Even though winter energy price projections have come down, consumers already facing a tough economic climate are likely to be paying more to heat their homes this winter than they spent a year or two ago, according to the Alliance to Save Energy. High home heating costs make energy efficiency as timely as ever, says the Alliance, which also highlights new federal income tax credits for homeowners who make energy efficiency home improvements in 2009.
"The average U.S. household will spend $2300 on home energy this year - 7% more than last year and 12% more than in 2006 - with winter heating bills taking a large 'bite' out of household budgets going into next year," noted Alliance president Kateri Callahan. "At a time of financial stress and strain for many, simple yet effective energy-saving steps are the way to go - not only to save money, but also to make homes more comfortable and help protect the environment.
Callahan said that new federal income tax credits for energy efficiency home upgrades made in 2009 can partially offset the up-front cost of new equipment such as highly efficient furnaces and heat pumps.
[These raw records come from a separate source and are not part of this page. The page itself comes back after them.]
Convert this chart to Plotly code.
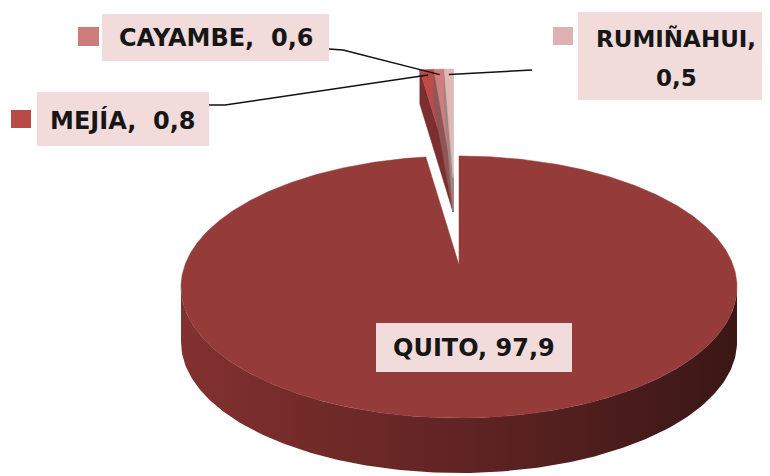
import numpy as np
import plotly.graph_objects as go

# ---------------- data ----------------
labels = ["QUITO", "MEJÍA", "CAYAMBE", "RUMIÑAHUI"]
values = [97.9, 0.8, 0.6, 0.5]

# ---------------- style ----------------
face_colors = ["#953B3A", "#BC4B49", "#CF7E7D", "#E2B8B7"]
side_colors = ["#6A2828", "#7B2F2E", "#8E5655", "#9C8585"]
key_colors = ["#953B3A", "#B94A48", "#CD7D7C", "#DEB2B2"]
exploded = [False, True, True, True]
BOX_FILL = "#F2DCDB"
TEXT_COLOR = "#161616"
FONT = dict(family="DejaVu Sans", size=24, color=TEXT_COLOR, weight="bold")

W, H = 770, 476
PAGE_MARGIN = 8                           # default body margin of the page
CX, CY, RX, RY = 459, 287, 278, 131      # ellipse of the top face
APEX_DY = -22                             # perspective: projected centre
THICK = 55                                # side wall thickness
EXP_DX, EXP_DY, EXP_THICK = -6, -87, 34   # explosion of small slices

# label boxes: (x0, y0, x1, y1), text centres, key square, leader anchors
label_layout = {
    "QUITO": dict(box=(376, 323, 572, 372), text=[(474, 347.5)], key=None, anchor=None, size=24),
    "MEJÍA": dict(box=(37, 92, 209, 146), text=[(123, 120)], key=(11, 110, 31, 128),
                  anchor=[(209, 105), (225, 105)], size=24),
    "CAYAMBE": dict(box=(102, 14, 329, 61), text=[(215.5, 38)], key=(78, 27, 99, 46),
                    anchor=[(329, 49), (343, 50)], size=24),
    "RUMIÑAHUI": dict(box=(578, 12, 790, 100), text=[(676, 38), (676, 78)],
                      key=(553, 27, 573, 45), anchor=[(532, 70)], size=23),
}


def rim(theta, dx=0.0, dy=0.0):
    t = np.radians(theta)
    return CX + RX * np.sin(t) + dx, CY - RY * np.cos(t) + dy


total = sum(values)
bounds = np.concatenate([[0.0], np.cumsum(values) / total * 360.0])

fig = go.Figure()

# ---- side wall of the main slice (front half), shaded left->right ----
main_a0, main_a1 = bounds[0], bounds[1]
w_from, w_to = max(90.0, main_a0), min(270.0, main_a1)
th = np.linspace(w_from, w_to, 200)
xt, yt = rim(th)
xb, yb = rim(th[::-1], 0, THICK)
fig.add_trace(go.Scatter(
    x=np.concatenate([xt, xb, xt[:1]]), y=np.concatenate([yt, yb, yt[:1]]),
    mode="lines", fill="toself",
    fillgradient=dict(type="horizontal",
                      colorscale=[[0, "rgb(130,49,47)"], [0.5, "rgb(96,36,35)"],
                                  [1, "rgb(58,23,22)"]]),
    line=dict(width=0), hoverinfo="skip", showlegend=False))

# ---- top faces (and walls of exploded slices) ----
for i, lab in enumerate(labels):
    a0, a1 = bounds[i], bounds[i + 1]
    dx, dy = (EXP_DX, EXP_DY) if exploded[i] else (0, 0)
    th = np.linspace(a0, a1, max(4, int((a1 - a0) * 2)))
    ax, ay = CX + dx, CY + APEX_DY + dy
    xr, yr = rim(th, dx, dy)
    if exploded[i]:
        for a in (a0, a1):
            rx_, ry_ = rim(a, dx, dy)
            fig.add_trace(go.Scatter(
                x=[ax, rx_, rx_, ax, ax], y=[ay, ry_, ry_ + EXP_THICK, ay + EXP_THICK, ay],
                mode="lines", fill="toself", fillcolor=side_colors[i],
                line=dict(color=side_colors[i], width=0.5), hoverinfo="skip",
                showlegend=False))
    fig.add_trace(go.Scatter(
        x=np.concatenate([[ax], xr, [ax]]), y=np.concatenate([[ay], yr, [ay]]),
        mode="lines", fill="toself", fillcolor=face_colors[i],
        line=dict(color=face_colors[i], width=0.5), name=lab, hoverinfo="skip",
        showlegend=False))

# ---- leader lines ----
for i, lab in enumerate(labels):
    lay = label_layout[lab]
    if not lay["anchor"]:
        continue
    am = (bounds[i] + bounds[i + 1]) / 2
    mx, my = rim(am, EXP_DX, EXP_DY)
    ax, ay = CX + EXP_DX, CY + APEX_DY + EXP_DY
    ex, ey = ax + 0.95 * (mx - ax), ay + 0.95 * (my - ay)
    pts = lay["anchor"] + [(ex, ey)]
    fig.add_trace(go.Scatter(x=[p[0] for p in pts], y=[p[1] for p in pts], mode="lines",
                             line=dict(color="#111111", width=1.4), hoverinfo="skip",
                             showlegend=False))

# ---- label boxes, keys and texts ----
shapes, annotations = [], []
for i, lab in enumerate(labels):
    lay = label_layout[lab]
    x0, y0, x1, y1 = lay["box"]
    shapes.append(dict(type="rect", xref="x", yref="y", x0=x0, y0=y0, x1=x1, y1=y1,
                       fillcolor=BOX_FILL, line=dict(width=0), layer="above"))
    if lay["key"]:
        k0, k1, k2, k3 = lay["key"]
        shapes.append(dict(type="rect", xref="x", yref="y", x0=k0, y0=k1, x1=k2, y1=k3,
                           fillcolor=key_colors[i], line=dict(width=0), layer="above"))
    val = ("%.1f" % values[i]).replace(".", ",")
    if len(lay["text"]) == 2:
        lines = [lab + ",", val]
    else:
        sep = ", " if lab == "QUITO" else ",\u00a0 "
        lines = [lab + sep + val]
    for (tx, ty), line in zip(lay["text"], lines):
        annotations.append(dict(x=tx, y=ty, xref="x", yref="y", text=line, showarrow=False,
                                font=dict(FONT, size=lay["size"]),
                                xanchor="center", yanchor="middle"))

fig.update_layout(
    width=W, height=H,
    margin=dict(l=0, r=0, t=0, b=0),
    paper_bgcolor="white", plot_bgcolor="white",
    xaxis=dict(range=[PAGE_MARGIN, W + PAGE_MARGIN], visible=False, fixedrange=True),
    yaxis=dict(range=[H + PAGE_MARGIN, PAGE_MARGIN], visible=False, fixedrange=True),
    shapes=shapes, annotations=annotations,
    showlegend=False,
)

fig.write_html("out.html")
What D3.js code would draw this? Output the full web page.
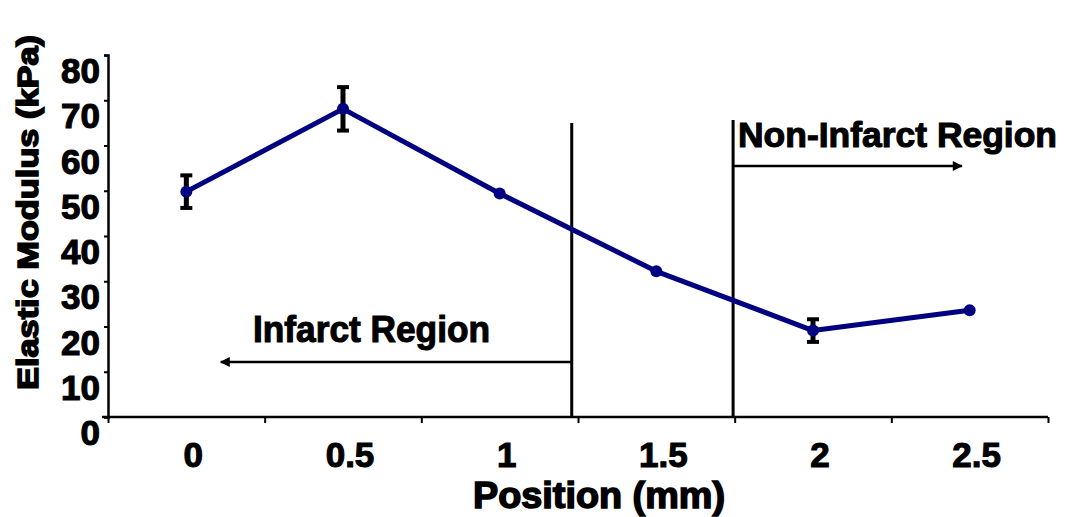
<!DOCTYPE html>
<html>
<head>
<meta charset="utf-8">
<script src="https://cdn.jsdelivr.net/npm/d3@7"></script>
<style>
  html, body { margin: 0; padding: 0; background: #fff; }
  svg { display: block; }
  text { font-family: "Liberation Sans", Arial, sans-serif; font-weight: bold; fill: #000; }
</style>
</head>
<body>
<svg id="chart" width="1065" height="517"></svg>
<script>
// ---- data ----
const positions = [0, 0.5, 1, 1.5, 2, 2.5];
const positionLabels = ["0", "0.5", "1", "1.5", "2", "2.5"];
const modulus = [49.8, 68.1, 49.4, 32.2, 19.1, 23.6];
const errors = [3.6, 4.8, 0, 0, 2.5, 0];
const yTicks = [0, 10, 20, 30, 40, 50, 60, 70, 80];
const boundaries = [1.23, 1.745];          // vertical separators (position, mm)
const infarctArrow = [1.23, 0.11];         // arrow from -> to (position)
const nonInfarctArrow = [1.745, 2.475];
const xTitle = "Position (mm)";
const yTitle = "Elastic Modulus (kPa)";
const infarctLabel = "Infarct Region";
const nonInfarctLabel = "Non-Infarct Region";

(function () {
const svg = d3.select("#chart");
const mLeft = 108, mRight = 1048, mTop = 55, mBottom = 417;

const x = d3.scaleLinear().domain([-0.25, 2.75]).range([mLeft, mRight]);
const y = d3.scaleLinear().domain([0, 80]).range([mBottom, mTop]);

// defs: arrowheads
const defs = svg.append("defs");
defs.append("marker").attr("id", "arrow")
  .attr("viewBox", "0 0 10 10").attr("refX", 9).attr("refY", 5)
  .attr("markerWidth", 5).attr("markerHeight", 4).attr("markerUnits", "strokeWidth")
  .attr("orient", "auto")
  .append("path").attr("d", "M0,0 L10,5 L0,10 Z").attr("fill", "#000");

// ---- axes ----
const xTickVals = d3.range(-0.25, 2.76, 0.5);
const xAxis = svg.append("g").attr("transform", `translate(0,${mBottom})`)
  .call(d3.axisBottom(x).tickValues(xTickVals).tickFormat("").tickSizeOuter(0).tickSize(6));
xAxis.select(".domain").attr("d", `M${mLeft - 6},0H${mRight}`).attr("stroke-width", 2.5);
xAxis.selectAll(".tick line").attr("stroke-width", 2);

const yAxis = svg.append("g").attr("transform", `translate(${mLeft},0)`)
  .call(d3.axisLeft(y).tickValues(yTicks).tickFormat("").tickSizeOuter(0).tickSize(4));
yAxis.select(".domain").attr("stroke-width", 2.5);
yAxis.selectAll(".tick line").attr("stroke-width", 2);

// y tick labels
svg.append("g").selectAll("text").data(yTicks).join("text")
  .attr("x", 100).attr("y", d => y(d) + 28)
  .attr("text-anchor", "end").attr("font-size", 35)
  .attr("stroke", "#000").attr("stroke-width", 1.1)
  .text(d => d);

// x tick labels
svg.append("g").selectAll("text").data(positions).join("text")
  .attr("x", d => x(d) + 7).attr("y", 467)
  .attr("text-anchor", "middle").attr("font-size", 35)
  .attr("stroke", "#000").attr("stroke-width", 1.1)
  .text((d, i) => positionLabels[i]);

// axis titles
svg.append("text").attr("x", 473).attr("y", 508)
  .attr("font-size", 36).attr("textLength", 252).attr("lengthAdjust", "spacingAndGlyphs")
  .attr("stroke", "#000").attr("stroke-width", 1.5)
  .text(xTitle);

svg.append("text").attr("transform", "translate(38,390) rotate(-90)")
  .attr("font-size", 29).attr("textLength", 355).attr("lengthAdjust", "spacingAndGlyphs")
  .attr("stroke", "#000").attr("stroke-width", 1.5)
  .text(yTitle);

// ---- region separators ----
svg.append("line").attr("x1", x(boundaries[0])).attr("x2", x(boundaries[0]))
  .attr("y1", 123).attr("y2", mBottom).attr("stroke", "#000").attr("stroke-width", 3);
svg.append("line").attr("x1", x(boundaries[1])).attr("x2", x(boundaries[1]))
  .attr("y1", 120).attr("y2", mBottom).attr("stroke", "#000").attr("stroke-width", 3);

// arrows
svg.append("line").attr("x1", x(infarctArrow[0])).attr("x2", x(infarctArrow[1]))
  .attr("y1", 362).attr("y2", 362).attr("stroke", "#000").attr("stroke-width", 2.5)
  .attr("marker-end", "url(#arrow)");
svg.append("line").attr("x1", x(nonInfarctArrow[0])).attr("x2", x(nonInfarctArrow[1]))
  .attr("y1", 166).attr("y2", 166).attr("stroke", "#000").attr("stroke-width", 2.5)
  .attr("marker-end", "url(#arrow)");

// region labels
svg.append("text").attr("x", 253).attr("y", 342)
  .attr("font-size", 37).attr("textLength", 237).attr("lengthAdjust", "spacingAndGlyphs")
  .attr("stroke", "#000").attr("stroke-width", 1.1)
  .text(infarctLabel);
svg.append("text").attr("x", 738).attr("y", 147)
  .attr("font-size", 35).attr("textLength", 319).attr("lengthAdjust", "spacingAndGlyphs")
  .attr("stroke", "#000").attr("stroke-width", 1.1)
  .text(nonInfarctLabel);

// ---- data series ----
const data = positions.map((p, i) => ({ p, v: modulus[i], e: errors[i] }));

svg.append("path").datum(data)
  .attr("fill", "none").attr("stroke", "#000080").attr("stroke-width", 5)
  .attr("stroke-linejoin", "round")
  .attr("d", d3.line().x(d => x(d.p)).y(d => y(d.v)));

// error bars
const eb = svg.append("g").selectAll("g").data(data.filter(d => d.e > 0)).join("g");
eb.append("line").attr("x1", d => x(d.p)).attr("x2", d => x(d.p))
  .attr("y1", d => y(d.v + d.e)).attr("y2", d => y(d.v - d.e))
  .attr("stroke", "#000").attr("stroke-width", 5);
eb.append("line").attr("x1", d => x(d.p) - 6).attr("x2", d => x(d.p) + 6)
  .attr("y1", d => y(d.v + d.e)).attr("y2", d => y(d.v + d.e))
  .attr("stroke", "#000").attr("stroke-width", 4);
eb.append("line").attr("x1", d => x(d.p) - 6).attr("x2", d => x(d.p) + 6)
  .attr("y1", d => y(d.v - d.e)).attr("y2", d => y(d.v - d.e))
  .attr("stroke", "#000").attr("stroke-width", 4);

// markers
svg.append("g").selectAll("circle").data(data).join("circle")
  .attr("cx", d => x(d.p)).attr("cy", d => y(d.v)).attr("r", 6)
  .attr("fill", "#000080");
})();
</script>
</body>
</html>
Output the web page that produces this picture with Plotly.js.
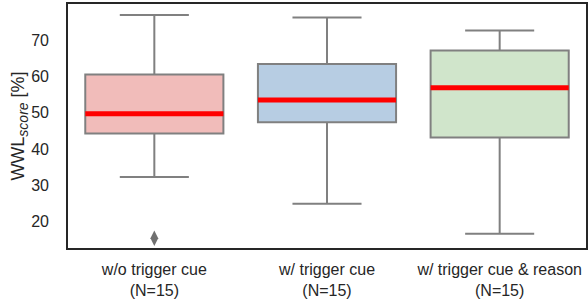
<!DOCTYPE html>
<html><head><meta charset="utf-8">
<script src="https://cdn.plot.ly/plotly-3.0.1.min.js"></script>
<style>html,body{margin:0;padding:0;background:#fff}#chart{width:588px;height:305px}</style>
</head><body><div id="chart"></div>
<script>
const categories = ["w/o trigger cue<br>(N=15)", "w/ trigger cue<br>(N=15)", "w/ trigger cue & reason<br>(N=15)"];
const lowerWhisker = [32.3, 25.0, 16.7];
const q1Values = [44.3, 47.4, 43.2];
const medianValues = [49.7, 53.5, 56.9];
const q3Values = [60.5, 63.4, 67.1];
const upperWhisker = [76.9, 76.2, 72.6];
const outlierGroup = [0];
const outlierValues = [15.5];
const fillColors = ["#f1bcba", "#b7cde3", "#d0e5cb"];
const yTicks = [20, 30, 40, 50, 60, 70];

const pos = categories.map((c, i) => i);
const boxW = 0.8;

const traces = pos.map((p, i) => ({
  type: "box",
  x: [p],
  q1: [q1Values[i]], median: [medianValues[i]], q3: [q3Values[i]],
  lowerfence: [lowerWhisker[i]], upperfence: [upperWhisker[i]],
  width: boxW, whiskerwidth: 0.5,
  fillcolor: fillColors[i],
  line: {color: "#808080", width: 2},
  boxpoints: false, hoverinfo: "skip", showlegend: false
}));

const mx = [], my = [];
pos.forEach((p, i) => { mx.push(p - boxW/2, p + boxW/2, null); my.push(medianValues[i], medianValues[i], null); });
traces.push({type: "scatter", mode: "lines", x: mx, y: my, line: {color: "#ff0000", width: 5}, showlegend: false, hoverinfo: "skip"});
traces.push({type: "scatter", mode: "markers", x: outlierGroup.map(g => pos[g]), y: outlierValues,
  marker: {symbol: "diamond-tall", size: 11, color: "#707070"}, showlegend: false, hoverinfo: "skip"});

const layout = {
  width: 588, height: 305,
  margin: {l: 68, r: 2, t: 4, b: 57},
  paper_bgcolor: "#fff", plot_bgcolor: "#fff",
  font: {family: "Liberation Sans, Arial, sans-serif", size: 16, color: "#262626"},
  xaxis: {range: [-0.5, 2.5], tickvals: pos, ticktext: categories, showgrid: false, zeroline: false,
    showline: true, mirror: true, linecolor: "#262626", linewidth: 1.8, ticks: "", ticklabelstandoff: 6},
  yaxis: {range: [12.8, 79.9], tickvals: yTicks, showgrid: false, zeroline: false,
    showline: true, mirror: true, linecolor: "#262626", linewidth: 1.8, ticks: "", ticklabelstandoff: 14,
    title: {text: "WWL<sub><span style='font-size:14px'><i>score</i></span></sub> [%]", font: {size: 18}, standoff: 0}},
  showlegend: false
};
Plotly.newPlot("chart", traces, layout, {displayModeBar: false, staticPlot: true});
</script></body></html>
The Alliance suggests that consumers should properly maintain their HVAC system. "Just as a tune-up for your car can improve your gas mileage, a yearly tune-up of your heating and cooling system can improve efficiency and comfort," it said. "Consider a semi-annual or yearly professional "tune-up" of the system to ensure it is working efficiently."
The Alliance also suggests that consumers install Energy Star qualified heating and cooling equipment. "If you have to replace your HVAC equipment, consider a unit that has earned the Energy Star," it said. "Installed correctly, these high-efficiency units can save up to 20% on heating and cooling costs. Certain highly efficient models qualify for a federal income tax credit in 2009."